Date of Original Version
All Rights Reserved
Abstract or Description
Today's commodity disk drives, the basic unit of storage for computer systems large and small, are actually small computers, with a processor, memory, and 'network' connection, along with the spinning magnetic material that permanently stores the data. As more and more of the information in the world becomes digitally available, and more and more of our daily activities are recorded and stored, people are increasingly finding value in analyzing, rather than simply storing and forgetting, these large masses of data. Sadly, advances in I/O performance have lagged the development of commodity processor and memory technology, putting pressure on systems to deliver data fast enough for these types of data-intensive analysis. This dissertation proposes a system called Active Disks that takes advantage of the processing power on individual disk drives to run application-level code. Moving portions of an application's processing directly to the disk drives can dramatically reduce data traffic and take advantage of the parallelism already present in large storage systems.
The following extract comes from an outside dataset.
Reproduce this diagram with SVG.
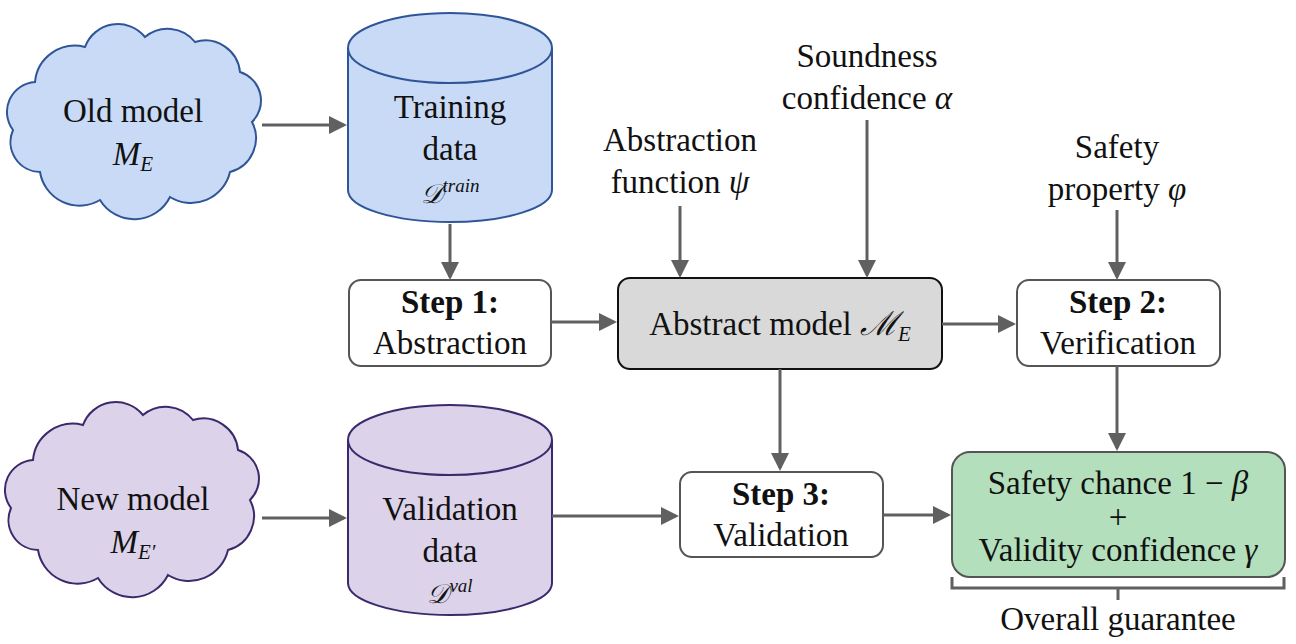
<svg xmlns="http://www.w3.org/2000/svg" width="1296" height="644" viewBox="0 0 1296 644">
<style>
text{font-family:"Liberation Serif","DejaVu Serif",serif;font-size:33px;fill:#111;text-anchor:middle}
.m{font-style:italic}
.b{font-weight:bold}
.d{font-size:27px}
.box{fill:#fff;stroke:#555;stroke-width:2}
.c line,.c path{stroke:#606060;stroke-width:3;fill:none}
.blue{fill:#c9daf6;stroke:#2f5597;stroke-width:2}
.purp{fill:#dcd3ea;stroke:#3b2a6b;stroke-width:2}
</style>
<defs>
<marker id="a" markerWidth="6" markerHeight="6" refX="5" refY="3" orient="auto" markerUnits="strokeWidth"><path d="M0,0L6,3L0,6z" fill="#606060"/></marker>
<path id="cloud" d="M30 60A40 40 0 0 1 80 25A35 35 0 0 1 140 15A35 35 0 0 1 190 20A35 35 0 0 1 235 50A30 30 0 0 1 247 100A35 35 0 0 1 225 150A40 40 0 0 1 165 175A40 40 0 0 1 95 178A40 40 0 0 1 35 150A30 30 0 0 1 8 108A30 30 0 0 1 30 60Z"/>
</defs>
<g id="old"><use href="#cloud" class="blue" transform="translate(5,22)"/><text x="133" y="122">Old model</text><text x="133" y="165" class="m">M<tspan font-size="21" dy="6">E</tspan></text></g>
<g id="train"><path class="blue" d="M348 48V190A102 32 0 0 0 552 190V48"/><ellipse class="blue" cx="450" cy="48" rx="102" ry="35"/><text x="450" y="118">Training</text><text x="450" y="160">data</text><text x="450" y="203" class="m d">𝒟<tspan font-size="19" dy="-11">train</tspan></text></g>
<g id="new"><use href="#cloud" class="purp" transform="translate(3,400)"/><text x="133" y="510">New model</text><text x="133" y="553" class="m">M<tspan font-size="21" dy="6">E′</tspan></text></g>
<g id="val"><path class="purp" d="M348 440V583A102 32 0 0 0 552 583V440"/><ellipse class="purp" cx="450" cy="440" rx="102" ry="35"/><text x="450" y="520">Validation</text><text x="450" y="562">data</text><text x="450" y="603" class="m d">𝒟<tspan font-size="19" dy="-11">val</tspan></text></g>
<g id="step1"><rect class="box" x="349" y="280" width="202" height="86" rx="12"/><text x="450" y="313" class="b">Step 1:</text><text x="450" y="354">Abstraction</text></g>
<g id="abs"><rect x="618" y="278" width="324" height="91" rx="12" fill="#d9d9d9" stroke="#111" stroke-width="2"/><text x="780" y="335">Abstract model <tspan class="m">ℳ<tspan font-size="21" dy="6">E</tspan></tspan></text></g>
<g id="step2"><rect class="box" x="1017" y="280" width="203" height="86" rx="12"/><text x="1118" y="313" class="b">Step 2:</text><text x="1118" y="354">Verification</text></g>
<g id="step3"><rect class="box" x="680" y="472" width="203" height="85" rx="12"/><text x="781" y="505" class="b">Step 3:</text><text x="781" y="546">Validation</text></g>
<g id="guar"><rect x="952" y="452" width="333" height="125" rx="18" fill="#b3dfbc" stroke="#555" stroke-width="2"/><text x="1118" y="494">Safety chance 1 − <tspan class="m">β</tspan></text><text x="1118" y="528">+</text><text x="1118" y="561">Validity confidence <tspan class="m">γ</tspan></text></g>
<g id="labels"><text x="680" y="151">Abstraction</text><text x="680" y="193">function <tspan class="m">ψ</tspan></text><text x="867" y="67">Soundness</text><text x="867" y="109">confidence <tspan class="m">α</tspan></text><text x="1117" y="158">Safety</text><text x="1117" y="200">property <tspan class="m">φ</tspan></text><text x="1118" y="630">Overall guarantee</text></g>
<g class="c">
<line x1="262" y1="125" x2="344" y2="125" marker-end="url(#a)"/>
<line x1="450" y1="224" x2="450" y2="277" marker-end="url(#a)"/>
<line x1="551" y1="322" x2="614" y2="322" marker-end="url(#a)"/>
<line x1="942" y1="324" x2="1013" y2="324" marker-end="url(#a)"/>
<line x1="680" y1="206" x2="680" y2="275" marker-end="url(#a)"/>
<line x1="867" y1="120" x2="867" y2="275" marker-end="url(#a)"/>
<line x1="1117" y1="210" x2="1117" y2="277" marker-end="url(#a)"/>
<line x1="780" y1="369" x2="780" y2="468" marker-end="url(#a)"/>
<line x1="1117" y1="366" x2="1117" y2="448" marker-end="url(#a)"/>
<line x1="262" y1="518" x2="344" y2="518" marker-end="url(#a)"/>
<line x1="552" y1="516" x2="676" y2="516" marker-end="url(#a)"/>
<line x1="883" y1="515" x2="948" y2="515" marker-end="url(#a)"/>
<path d="M952 577V588H1284V577M1118 588V600"/>
</g>
</svg>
It provides a new point of leverage to overcome the I/O bottleneck.
This dissertation presents the factors that will make Active Disks a reality in the not-so-distant future, the characteristics of applications that will benefit from this technology, an analysis of the improved performance and efficiency of systems built around Active Disks, and a discussion of some of the optimizations that are possible with more knowledge available directly at the devices. It also compares this work with previous work on database machines and examines the opportunities that allow us to take advantage of these promises today where previous approaches have not succeeded. The analysis is motivated by a set of applications from data mining, multimedia, and databases and is performed in the context of a prototype Active Disk system that shows dramatic speedups over a system with traditional, "dumb" disks.